Key points about PT PMA:
- Legal framework: PT PMA is regulated under Law Number 25 Year 2007 on Capital Investment and other relevant laws and regulations.
- Ownership: PT PMA can be established with up to 100% foreign ownership, depending on the business sector. Some sectors have restrictions on foreign ownership percentages.
- Minimum capital: The typical minimum capital requirement is IDR 10 billion (approximately USD 700,000), with at least 25% of this amount to be paid up.
- Structure: A PT PMA must have at least two shareholders, a CEO (director), and a commissioner.
- Permits and licenses: PT PMAs need to obtain various licenses and permits, including a business license from the Investment Coordinating Board (BKPM).
- Purpose: PT PMAs can engage in a wide range of business activities, including manufacturing, trading, and services, subject to the Negative Investment List (DNI) which specifies sectors with foreign ownership limitations.
Setting Up a PT PMA: Key Steps and Considerations
Establishing a PT PMA involves several crucial steps, which we will summarize in the conclusion of this article. However, due to the complexities involved, it’s highly recommended to reach out to a trusted real estate agency in Bali for more comprehensive guidance and personalized support throughout the process:
- Legal Entity Setup:
- Register with BKPM: The first step is to register your PT PMA with the Indonesian Investment Coordinating Board (BKPM). You’ll need to meet minimum capital requirements, which generally include a total investment plan of around USD 700,000 and a paid-up capital of USD 250,000.
- Compliance: Ensure your PT PMA complies with all Indonesian laws, including foreign ownership regulations and zoning laws.
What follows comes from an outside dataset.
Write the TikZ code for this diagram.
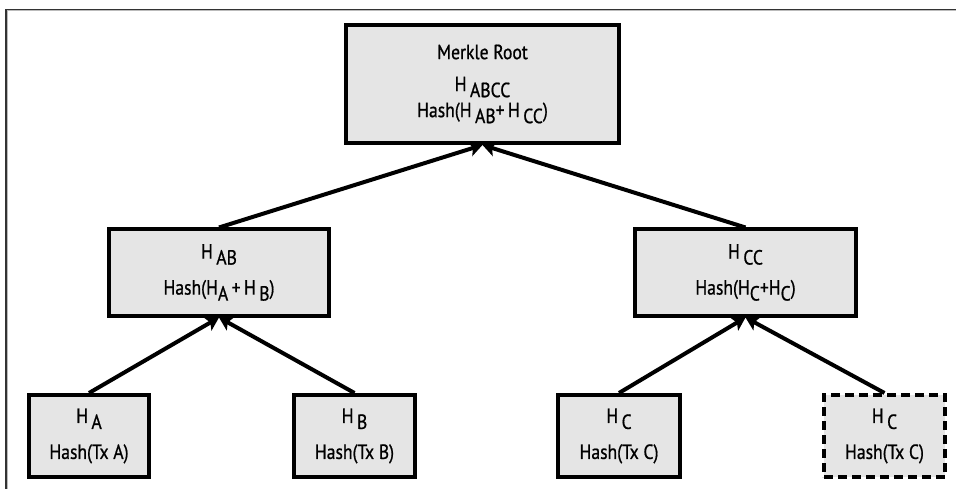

- Understanding HGB and HP Titles:
- HGB (Right to Build): This title allows your PT PMA to construct and operate buildings on the property for up to 80 years, making it the closest alternative to freehold ownership.
- HP (Right to Use): This title is typically used for residential properties and can be renewed for additional periods, ensuring long-term ownership.
- Engage Legal and Real Estate Professionals:
- Notary and Legal Advisors: Work with a notary and legal experts to ensure all documents are correctly prepared and submitted. The process of setting up a PT PMA and acquiring property through it can be complex, so professional guidance is essential.
- Strategic and Financial Planning:
- Investment Strategy: Plan your investment carefully, considering location, type of property, and market trends. Bali’s property market offers diverse opportunities in both residential and commercial sectors.
- Financial Planning: In addition to the initial capital investment, budget for ongoing costs, including taxes, maintenance, and renewal fees for your HGB or HP titles.
- Permits and Licenses:
- Business Licenses: Obtain the necessary business licenses, including a Principle License (Izin Prinsip) and a Business License (Izin Usaha), which are required to operate your PT PMA in Indonesia.
- Banking and Operations:
- Open a Bank Account: Set up a corporate bank account in Indonesia to manage your PT PMA’s finances, including property transactions and operational costs.
- Ongoing Compliance and Management:
- Renewals and Reporting: Keep track of renewal dates for your HGB or HP titles and ensure compliance with all reporting requirements to maintain your property ownership.
Benefits of Owning Property through a PT PMA
Owning property through a PT PMA offers several advantages:
- Security and Flexibility: HGB and HP titles provide secure, long-term ownership rights, which can be renewed and transferred, offering flexibility for future planning.
- Legal Protection: PT PMA ownership structures offer better legal security for foreign investors compared to other options like leasehold.
- Investment Potential: Bali’s thriving real estate market, driven by tourism and infrastructure development, offers significant growth potential for properties owned through a PT PMA.
Challenges and Considerations
While setting up a PT PMA provides a viable path to property ownership in Bali, it comes with its challenges:
- Minimum Investment: PT PMAs are required to have a minimum investment of 10 billion IDR (approximately $700,000 USD).
- Complexity: The process of establishing and maintaining a PT PMA can be complex and time-consuming.
- Ongoing Compliance: Regular reporting and compliance with Indonesian business regulations are required.
- Tax Implications: Understanding and managing the tax obligations of a PT PMA is crucial.
Conclusion: Is PT PMA the Right Choice for You?
Setting up a PT PMA is a smart way for foreigners to own property in Bali, offering secure, long-term ownership and investment potential. However, it requires careful planning, legal expertise, and a clear understanding of Indonesian regulations. By following the steps outlined in this guide and working with experienced professionals, you can navigate the process smoothly and make a successful property investment in Bali.
Whether you’re looking to buy a villa, develop a resort, or invest in commercial real estate, a PT PMA gives you the flexibility and security to achieve your goals. With the right approach, your dream of owning property in Bali can become a reality.